And yes, I know this whole post wasn't cool, and unnecessarily grumpy, and douchey. I think it's less dead grandpa and more "I'm never getting paid, am I?". I realize that audience research could have been a good way to spark ideas, to get people thinking about problems and to weed out the slacker kids who hate this kind of stuff, but it all seems like a wasted week for me.
The collective innovation incubators' number one principle is Fun. I'm pretty sure half of us picked it as a joke, but I think that only strengthens the notion. I double-checked the thesaurus and this blog is actually the complete opposite of Fun. It's an antonym. My suggestion for next week is that we blog about journalism problems that matter to us, in fewer than five posts if one chooses.
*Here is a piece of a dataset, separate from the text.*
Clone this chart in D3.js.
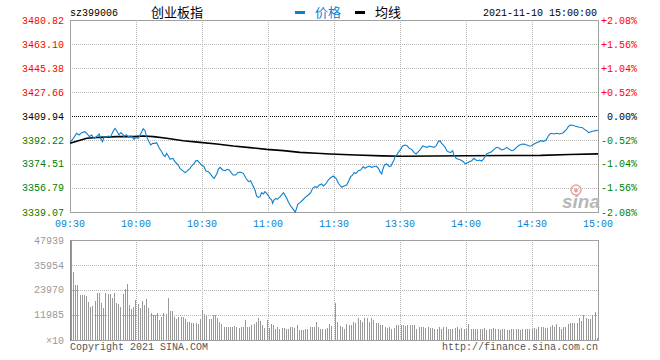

I'm just saying- it might spark more of a dialogue than audience research has.

Forever with love,
Kyle
"Thinking and winning do not mix."

3 comments:

micah said...

I'm not supposed to agree with you, so I'm not. BUT, if I was allowed to speak freely, I might be so inclined to agree with you totally.

Dave said...

too bad you won't be around to hash these things out during the meeting. i have some concerns of my own that kind of go along with this.

Unknown said...

Well articulated.

F.y.i., the genesis of the iPod, told with all the mastery Wired can conjure.